Essay-writing services have been around for a long time, but the maturation of the interwebs has allowed for increasingly customized operations. Schools and teachers are now well-equipped with plagiarism-busting tech that can spot a multiply-reused paper, so kids go the personalized route — paying extra to have someone (usually abroad, in a lower-income country) write an essay just for them.

This New York Times piece dives into the lives of Kenyans who write essays for students in the US, the UK and Australia. Me, I found the work ethic and intellectual curiosity of these essay-writers pretty impressive, and considerably superior to the lazy doofuses here in the US who are hiring them.

If I ran a university, I'd instantly boot any kid caught buying a paper, then offer a full scholarship to the industrious writer who actually composed it.

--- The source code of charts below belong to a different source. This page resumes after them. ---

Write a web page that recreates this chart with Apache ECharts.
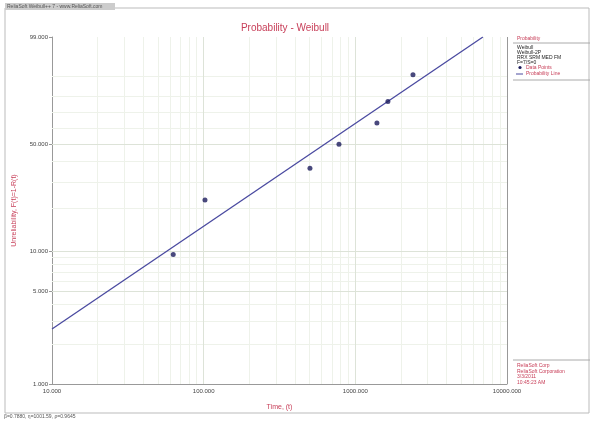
<!DOCTYPE html>
<html><head><meta charset="utf-8">
<script src="https://cdn.jsdelivr.net/npm/echarts@6/dist/echarts.min.js"></script>
<style>html,body{margin:0;padding:0;background:#fff}#c{width:593px;height:421px}</style>
</head><body><div id="c"></div>
<script>
// Data (failure times and median-rank unreliability, %)
const times = [63, 102, 502, 780, 1388, 1640, 2399];
const unrel = [9.43, 22.85, 36.41, 50.0, 63.59, 77.15, 90.57];
// Fitted probability line endpoints
const lineTimes = [10, 6935];
const lineUnrel = [2.62, 99.0];
// Axis ticks
const xTicks = [10, 100, 1000, 10000];
const yTicks = [1, 5, 10, 50, 99];
const xMinor = [20,30,40,50,60,70,80,90,200,300,400,500,600,700,800,900,2000,3000,4000,5000,6000,7000,8000,9000];
const yMinor = [2,3,4,6,7,8,9,20,30,40,60,70,80,90];
const panelLines = ['Weibull', 'Weibull-2P', 'RRX SRM MED FM', 'F=7/S=0'];

const wb = p => Math.log(-Math.log(1 - p / 100));
const RED = '#c8405a';

const panelText = panelLines.map((t, i) => ({type: 'text', x: 517, y: 45 + i * 5,
  style: {text: t, fontSize: 5, fill: '#222', fontFamily: 'Liberation Sans'}}));

const chart = echarts.init(document.getElementById('c'));
chart.setOption({
  animation: false,
  backgroundColor: '#fff',
  title: {text: 'Probability - Weibull', left: 280, top: 18, textAlign: 'center',
    textStyle: {color: RED, fontSize: 10, fontWeight: 'normal', fontFamily: 'Liberation Sans'}},
  grid: {left: 52, right: 86, top: 37, bottom: 37},
  xAxis: {type: 'log', logBase: 10, min: 10, max: 10000,
    name: 'Time, (t)', nameLocation: 'middle', nameGap: 20,
    nameTextStyle: {color: RED, fontSize: 7, fontFamily: 'Liberation Sans'},
    axisLine: {onZero: false, lineStyle: {color: '#999', width: 1}},
    axisTick: {show: false},
    axisLabel: {color: '#444', fontSize: 6, margin: 4, fontFamily: 'Liberation Sans',
      formatter: v => Number(v).toFixed(3)},
    splitLine: {show: false}},
  yAxis: {type: 'value', min: wb(1), max: wb(99),
    name: 'Unreliability, F(t)=1-R(t)', nameLocation: 'middle', nameGap: 34, nameRotate: 90,
    nameTextStyle: {color: RED, fontSize: 7, fontFamily: 'Liberation Sans'},
    axisLine: {show: true, onZero: false, lineStyle: {color: '#999', width: 1}},
    axisTick: {show: true, customValues: yTicks.map(wb), length: 3, lineStyle: {color: '#999'}},
    axisLabel: {customValues: yTicks.map(wb), color: '#444', fontSize: 6, margin: 4, fontFamily: 'Liberation Sans',
      formatter: v => {
        const p = (1 - Math.exp(-Math.exp(v))) * 100;
        return (Math.round(p)).toFixed(3);
      }},
    splitLine: {show: false}},
  series: [
    {type: 'line', data: [], z: 1, markLine: {silent: true, symbol: 'none', label: {show: false}, z: 1,
      lineStyle: {color: '#eef2ea', type: 'solid', width: 1},
      data: xMinor.map(v => ({xAxis: v})).concat(yMinor.map(v => ({yAxis: wb(v)})))}},
    {type: 'line', data: [], z: 1, markLine: {silent: true, symbol: 'none', label: {show: false}, z: 1,
      lineStyle: {color: '#dde3d8', type: 'solid', width: 1},
      data: [{xAxis: 100}, {xAxis: 1000}, {yAxis: wb(5)}, {yAxis: wb(10)}, {yAxis: wb(50)}]}},
    {type: 'line', data: [], z: 1, markLine: {silent: true, symbol: 'none', label: {show: false}, z: 1,
      lineStyle: {color: '#999', type: 'solid', width: 1},
      data: [{xAxis: 10000}, {yAxis: wb(99)}]}},
    {name: 'Probability Line', type: 'line', data: lineTimes.map((t, i) => [t, wb(lineUnrel[i])]),
      symbol: 'none', lineStyle: {color: '#4a4aa0', width: 1.3}, z: 5},
    {name: 'Data Points', type: 'scatter', data: times.map((t, i) => [t, wb(unrel[i])]),
      symbol: 'circle', symbolSize: 5, itemStyle: {color: '#1c1c5c'}, z: 6}
  ],
  graphic: [
    {type: 'rect', shape: {x: 5, y: 8, width: 584, height: 405}, style: {fill: 'none', stroke: '#bbb', lineWidth: 1}},
    {type: 'rect', shape: {x: 5, y: 3, width: 110, height: 7}, style: {fill: '#ccc'}},
    {type: 'text', x: 7, y: 4, style: {text: 'ReliaSoft Weibull++ 7 - www.ReliaSoft.com', fontSize: 5, fill: '#555', fontFamily: 'Liberation Sans'}},
    {type: 'line', shape: {x1: 513, y1: 43, x2: 590, y2: 43}, style: {stroke: '#aaa', lineWidth: 1}},
    {type: 'line', shape: {x1: 513, y1: 80, x2: 590, y2: 80}, style: {stroke: '#aaa', lineWidth: 1}},
    {type: 'line', shape: {x1: 513, y1: 360, x2: 590, y2: 360}, style: {stroke: '#aaa', lineWidth: 1}},
    {type: 'text', x: 517, y: 36, style: {text: 'Probability', fontSize: 5, fill: RED, fontFamily: 'Liberation Sans'}},
    ...panelText,
    {type: 'circle', shape: {cx: 520, cy: 67.5, r: 1.6}, style: {fill: '#1c1c5c'}},
    {type: 'text', x: 526, y: 65, style: {text: 'Data Points', fontSize: 5, fill: RED, fontFamily: 'Liberation Sans'}},
    {type: 'line', shape: {x1: 516, y1: 74, x2: 523, y2: 74}, style: {stroke: '#4a4aa0', lineWidth: 1}},
    {type: 'text', x: 526, y: 71.5, style: {text: 'Probability Line', fontSize: 5, fill: RED, fontFamily: 'Liberation Sans'}},
    {type: 'text', x: 517, y: 363, style: {text: 'ReliaSoft Corp\nReliaSoft Corporation\n3/3/2011\n10:45:23 AM', fontSize: 5, lineHeight: 5.5, fill: RED, fontFamily: 'Liberation Sans'}},
    {type: 'text', x: 4, y: 414, style: {text: 'β=0.7880, η=1001.59, ρ=0.9645', fontSize: 5, fill: '#555', fontFamily: 'Liberation Sans'}}
  ]
});
</script></body></html>
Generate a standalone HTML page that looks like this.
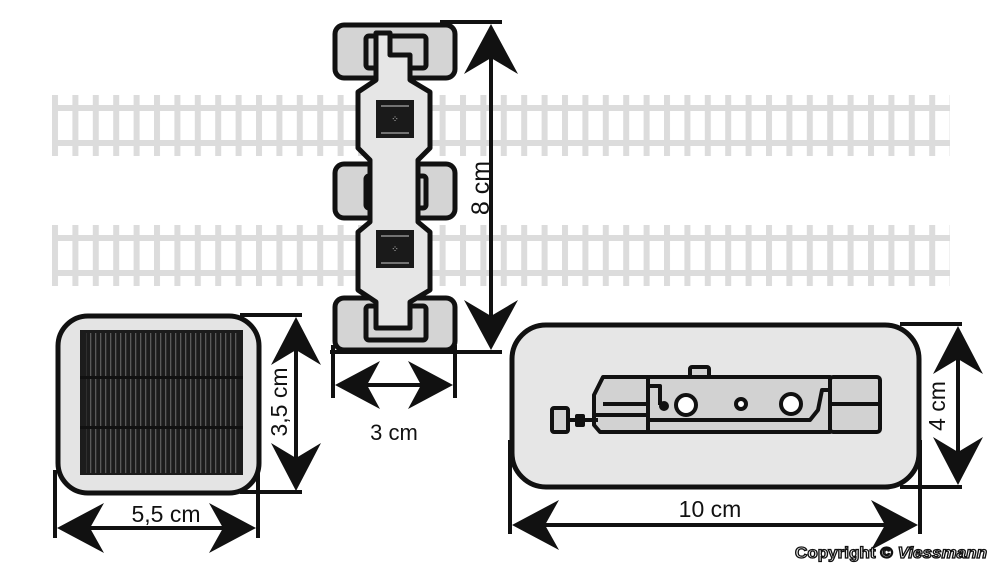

Consider the case of Mary Mbugua, a Kenyan university student who starts writing papers after her other jobs collapsed. "This is cheating, but do you have a choice? We have to make money," she says. "We have to make a living."

After a month of training, Ms. Mbugua began producing essays about everything from whether humans should colonize space ("it is not worth the struggle," she wrote) to euthanasia (it amounts to taking "the place of God," she wrote). During her best month, she earned $320, more money than she had ever made in her life. The New York Times is identifying Ms. Mbugua by only part of her name because she feared that the attention would prevent her from getting future work.

[snip]

Ms. Mbugua, the Kenyan university student, worked for as little as $4 a page. She said she began carrying a notebook, jotting down vocabulary words she encountered in movies and novels to make her essays more valuable.

Ms. Mbugua, 25, lost her mother to diabetes in 2001, when she was in the second grade. She vowed to excel in school so that she would one day be able to support her younger brother and sister.

A government loan and aunts and uncles helped her pay for college. But she also worked, landing in an office of 10 writers completing other people's assignments, including those of American students. The boss stayed up all night, bidding for work on several sites, and then farmed it out in the morning.

"Any job that is difficult, they're like, 'Give it to Mary,'" she said.

There were low points. During summer break, work slowed to a trickle. Once, she agonized so much over an American history paper about how the Great Depression ended that she rejected the job at the last minute, and had to pay an $18 fine.

But Ms. Mbugua said she loved learning, and sometimes wished that she were the one enrolled in the American universities she was writing papers for. Once, when she was asked to write an admissions essay for a student in China who was applying to the Eli Broad College of Business at Michigan State University, she said she dreamed of what it would be like to go there herself.